Formula 1 is exploring ways to ensure the facility it is building to host next year’s Las Vegas Grand Prix will be used for other activities during the year.
As part of the deal for F1 to promote its race in Nevada’s world-famous tourist destination, it has purchased a $240 million (£198m) plot of land upon which to build facilities including the pit and paddock.
Speaking to investors in a Liberty Media call yesterday, president and CEO Greg Maffei said the series intends to ensure the buildings do not lie dormant outside of F1’s race weekend.

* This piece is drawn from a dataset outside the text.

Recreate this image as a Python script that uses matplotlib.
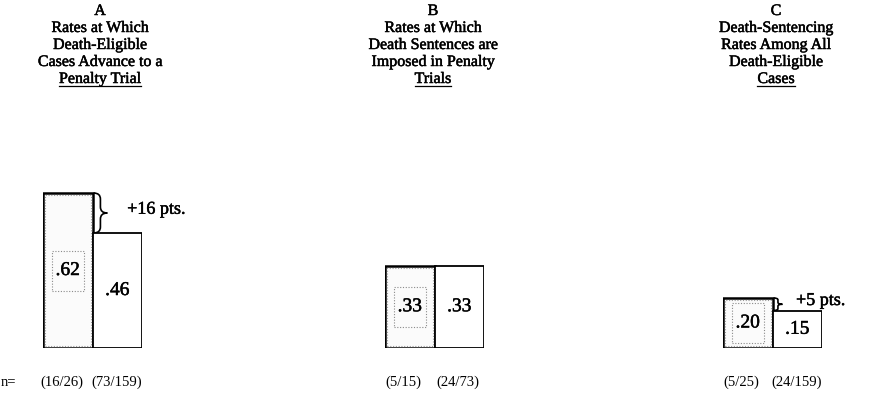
import matplotlib
matplotlib.use("Agg")
import matplotlib.pyplot as plt
from matplotlib.patches import Rectangle, PathPatch
from matplotlib.path import Path
from matplotlib.lines import Line2D
import matplotlib.patheffects as pe

plt.rcParams["font.family"] = ["Liberation Serif", "DejaVu Serif"]

# Panel data
panel_letters = ["A", "B", "C"]
title_lines = [
    ["Rates at Which", "Death-Eligible", "Cases Advance to a"],
    ["Rates at Which", "Death Sentences are", "Imposed in Penalty"],
    ["Death-Sentencing", "Rates Among All", "Death-Eligible"],
]
title_underlined = ["Penalty Trial", "Trials", "Cases"]
left_rates = [0.62, 0.33, 0.20]
right_rates = [0.46, 0.33, 0.15]
left_counts = ["(16/26)", "(5/15)", "(5/25)"]
right_counts = ["(73/159)", "(24/73)", "(24/159)"]

W, H = 873, 394
fig = plt.figure(figsize=(W / 100, H / 100), dpi=100)

# slightly heavier strokes for the typeset look
heavy = [pe.withStroke(linewidth=0.35, foreground="black")]

# layout in pixels: left edge of each pair of bars, width of the pair
pair_left = [43, 385, 723]
pair_width = 99
title_cx = [100, 433, 776]
base_px = 348          # baseline of bars (from top)
unit_px = 250          # pixels per 1.0 of rate

brace_w = [0.28, 0.28, 0.18]


def brace(ax, x0, w, ybot, ytop):
    """Draw a right-pointing curly brace between ybot and ytop."""
    h = ytop - ybot
    mid = (ytop + ybot) / 2
    q = h * 0.15
    xm = x0 + w * 0.5
    verts = [
        (x0, ytop), (xm, ytop), (xm, ytop - q),
        (xm, mid + q),
        (xm, mid), (x0 + w, mid),
        (xm, mid), (xm, mid - q),
        (xm, ybot + q),
        (xm, ybot), (x0, ybot),
    ]
    codes = [Path.MOVETO, Path.CURVE3, Path.CURVE3,
             Path.LINETO,
             Path.CURVE3, Path.CURVE3,
             Path.CURVE3, Path.CURVE3,
             Path.LINETO,
             Path.CURVE3, Path.CURVE3]
    ax.add_patch(PathPatch(Path(verts, codes), fill=False, lw=1.2,
                           edgecolor="black", clip_on=False))


for i in range(3):
    ax = fig.add_axes([pair_left[i] / W, (H - base_px) / H,
                       pair_width / W, unit_px / H])
    ax.set_xlim(-0.5, 1.5)
    ax.set_ylim(0, 1)
    ax.axis("off")

    lv, rv = left_rates[i], right_rates[i]
    ax.bar([0], [lv], width=1.0, color="#fbfbfb", edgecolor="black",
           linewidth=1.8, zorder=2)
    ax.bar([1], [rv], width=1.0, color="white", edgecolor="black",
           linewidth=1.3, zorder=2)

    # stippled inner border of the left bar
    ax.add_patch(Rectangle((-0.46, 0.008), 0.92, lv - 0.016, fill=False,
                           edgecolor="#9a9a9a", lw=0.8, ls=(0, (1, 1.5)),
                           zorder=3))
    # dotted box around the left bar's value
    ax.add_patch(Rectangle((-0.32, lv / 2 - 0.08), 0.64, 0.16, fill=False,
                           edgecolor="#8a8a8a", lw=0.8, ls=(0, (1, 1.5)),
                           zorder=3))

    fmt = lambda v: ("%.2f" % v)[1:]
    ax.text(0, lv / 2, fmt(lv), ha="center", va="center", fontsize=14,
            zorder=4, path_effects=heavy)
    ax.text(1, rv / 2, fmt(rv), ha="center", va="center", fontsize=14,
            zorder=4, path_effects=heavy)

    # sample sizes
    ax.text(-0.12, -0.136, left_counts[i], ha="center", va="center",
            fontsize=10.5, clip_on=False)
    ax.text(0.98, -0.136, right_counts[i], ha="center", va="center",
            fontsize=10.5, clip_on=False)

    # difference bracket
    diff = round((lv - rv) * 100)
    if diff > 0:
        brace(ax, 0.52, brace_w[i], rv, lv)
        ax.text(0.52 + brace_w[i] + 0.35 * (brace_w[i] / 0.28) + 0.05,
                (lv + rv) / 2 + 0.015, "+%d pts." % diff,
                ha="left", va="center", fontsize=13, clip_on=False,
                path_effects=heavy)

fig.text(1 / W, (H - 382) / H, "n=", ha="left", va="center", fontsize=10.5)

# Panel titles
line_px = 17
fig.canvas.draw()
renderer = fig.canvas.get_renderer()
for i in range(3):
    lines = [panel_letters[i]] + title_lines[i]
    for k, s in enumerate(lines):
        fig.text(title_cx[i] / W, (H - (11 + k * line_px)) / H, s,
                 ha="center", va="center", fontsize=11.5, path_effects=heavy)
    k = len(lines)
    t = fig.text(title_cx[i] / W, (H - (11 + k * line_px)) / H,
                 title_underlined[i], ha="center", va="center",
                 fontsize=11.5, path_effects=heavy)
    bb = t.get_window_extent(renderer=renderer)
    y_ul = (bb.y0 + 1) / H
    fig.add_artist(Line2D([bb.x0 / W, bb.x1 / W], [y_ul, y_ul],
                          color="black", lw=0.9))

fig.savefig("out.png", dpi=100, facecolor="white")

“Our goal was to have a facility which is not only magnificent for the race but has the opportunity to have ongoing activations and events at that facility when even when the race is not underway,” he said.
F1’s decision to bear the costs of promoting its newest race is unusual, as this is typically left to third parties. However Maffei said its handling of the Vegas race will not put excessive strain on its finances.
“You should be thinking we can well manage this within the capital we have. It’s not going to drain us in any way and it’s not going to forestall us from doing other actions,” he said.
The series last raced in Las Vegas in 1981 and 1982. Despite holding the championship-deciding final races for two years running, the event failed to attract significant local interest and the CART IndyCar series replaced F1 at the venue in 1983.
The series is aware it needs to make greater effort to promote itself when the race returns on the 2023 F1 calendar, says the series’ CEO Stefano Domenicali.
“It’s important that we are working very hard in driving the engagement and getting the new city excited about Formula 1,” he said. “We’re going to come back with all the plans that we have in order to make sure that we want to bring F1 to life with emotion, passion. It is really important to increase the level of engagement that we expect from Vegas City.”